In the aftermath of the Indian and Pakistani nuclear tests of 1998, which resulted in both countries' openly becoming nuclear weapons states, efforts to maintain restrictions on nuclear trade with India gradually lost steam. Naturally companies that stood to make sales to India urged their governments to lift restrictions: they made that argument loud and clear, and it was hard to resist. But there was also a second argument, hardly if ever made explicitly, but perhaps in the back of some policymakers' minds--an argument not considered respectable in the United States during the previous decades, but now quietly gaining ground.

During the 24 years separating the first and second Indian tests--years in which, by the way, opportunities to keep the subcontinent nuclear-free were squandered--nobody in the United States wanted to indulge India's notion that possession of nuclear weapons would make the world more peaceful, not more violent. Pushed to its logical limit, a world in which every Tom, Dick or Harry had a nuclear arsenal, the idea seemed utterly insane. But ask yourself, confining your attention to the subcontinent, whether war between Pakistan and India is more or less likely now that both have nuclear arsenals. To judge from many recent events, notably the way both countries handled the terrorist attack in Mumbai last year, the honest answer would seem to be that their going nuclear has reduced the likelihood of war between them.

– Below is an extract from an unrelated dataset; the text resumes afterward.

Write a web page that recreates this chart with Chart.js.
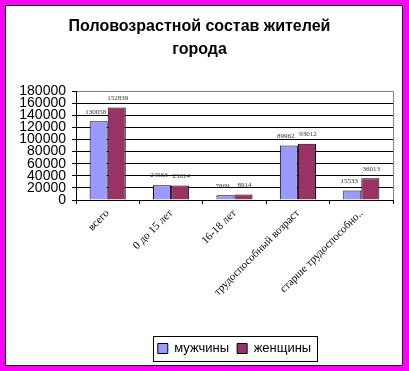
<!DOCTYPE html>
<html>
<head>
<meta charset="utf-8">
<script src="https://cdn.jsdelivr.net/npm/chart.js@4"></script>
<style>
  html, body { margin: 0; padding: 0; background: #ff00ff; width: 409px; height: 371px; overflow: hidden; }
  #box { position: absolute; left: 5px; top: 5px; width: 396px; height: 359px; border: 1px solid #000; background: #fff; }
</style>
</head>
<body>
<div id="box"><canvas id="myChart"></canvas></div>
<script>
const categories = ['всего', '0 до 15 лет', '16-18 лет', 'трудоспособный возраст', 'старше трудоспособно..'];
const men = [130058, 24563, 7869, 89962, 15533];
const women = [152839, 23814, 8914, 93012, 36013];
const seriesNames = ['мужчины', 'женщины'];

// value labels above the bars
const valueLabels = {
    id: 'valueLabels',
    afterDatasetsDraw(chart) {
        const ctx = chart.ctx;
        ctx.save();
        ctx.font = '7px "Liberation Serif"';
        ctx.fillStyle = '#333';
        ctx.textAlign = 'center';
        ctx.textBaseline = 'bottom';
        chart.data.datasets.forEach((ds, i) => {
            const shift = i === 0 ? -3 : 1;
            chart.getDatasetMeta(i).data.forEach((bar, j) => {
                ctx.fillText(String(ds.data[j]), bar.x + shift, bar.y - 6);
            });
        });
        ctx.restore();
    }
};

// plot frame on the right and a box round the legend
const frames = {
    id: 'frames',
    afterDraw(chart) {
        const ctx = chart.ctx;
        const a = chart.chartArea;
        ctx.save();
        ctx.strokeStyle = '#808080';
        ctx.lineWidth = 1;
        ctx.beginPath();
        ctx.moveTo(Math.round(a.right) + 0.5, a.top);
        ctx.lineTo(Math.round(a.right) + 0.5, a.bottom);
        ctx.stroke();

        const hb = chart.legend.legendHitBoxes;
        if (hb && hb.length) {
            const l = Math.min(...hb.map(b => b.left)) - 5;
            const r = Math.max(...hb.map(b => b.left + b.width)) + 6;
            const t = Math.min(...hb.map(b => b.top)) - 6;
            const bt = Math.max(...hb.map(b => b.top + b.height)) + 6;
            ctx.strokeStyle = '#000';
            ctx.strokeRect(Math.round(l) + 0.5, Math.round(t) + 0.5, Math.round(r - l), Math.round(bt - t));
        }
        ctx.restore();
    }
};

const data = {
    labels: categories,
    datasets: [
        {
            label: seriesNames[0],
            data: men,
            backgroundColor: '#9999ff',
            borderColor: '#000',
            borderWidth: 1
        },
        {
            label: seriesNames[1],
            data: women,
            backgroundColor: '#993366',
            borderColor: '#000',
            borderWidth: 1
        }
    ]
};

const options = {
    responsive: true,
    maintainAspectRatio: false,
    animation: false,
    layout: {
        padding: { left: 0, right: 9, top: 0, bottom: 0 }
    },
    datasets: {
        bar: { categoryPercentage: 0.57, barPercentage: 1 }
    },
    scales: {
        x: {
            afterFit(scale) { scale.height = 134; },
            grid: {
                offset: true,
                drawOnChartArea: false,
                drawTicks: true,
                tickLength: 4,
                color: '#000'
            },
            border: { color: '#000' },
            ticks: {
                autoSkip: false,
                maxRotation: 45,
                minRotation: 45,
                color: '#000',
                font: { family: '"Liberation Serif"', size: 11 }
            }
        },
        y: {
            min: 0,
            max: 180000,
            afterFit(scale) { scale.width = 70; },
            grid: {
                color: (c) => c.tick && c.tick.value === 180000 ? '#808080' : '#000',
                tickColor: '#000',
                tickLength: 4
            },
            border: { color: '#000' },
            ticks: {
                stepSize: 20000,
                autoSkip: false,
                padding: 6,
                color: '#000',
                font: { family: '"Liberation Sans"', size: 14 },
                callback: (v) => String(v)
            }
        }
    },
    plugins: {
        title: {
            display: true,
            text: ['Половозрастной состав жителей', 'города'],
            color: '#000',
            font: { family: '"Liberation Sans"', size: 16, weight: 'bold', lineHeight: 1.38 },
            padding: { top: 10, bottom: 31 }
        },
        legend: {
            position: 'bottom',
            fullSize: false,
            labels: {
                color: '#000',
                boxWidth: 10,
                boxHeight: 10,
                padding: 8,
                font: { family: '"Liberation Sans"', size: 13 }
            }
        },
        tooltip: { enabled: false }
    }
};

const myChart = new Chart(
    document.getElementById('myChart'),
    { type: 'bar', data, options, plugins: [valueLabels, frames] }
);
</script>
</body>
</html>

To look ahead, will the Iran story play out along essentially the same lines? Once it has acquired all the wherewithal needed to make an atomic bomb and actually makes one, will Israel then come out of the closet and openly declare itself a nuclear weapons state too? Will war between Israel and Iran then become absolutely unthinkable? And will that soon imply that U.S. companies can sell Iran anything they want?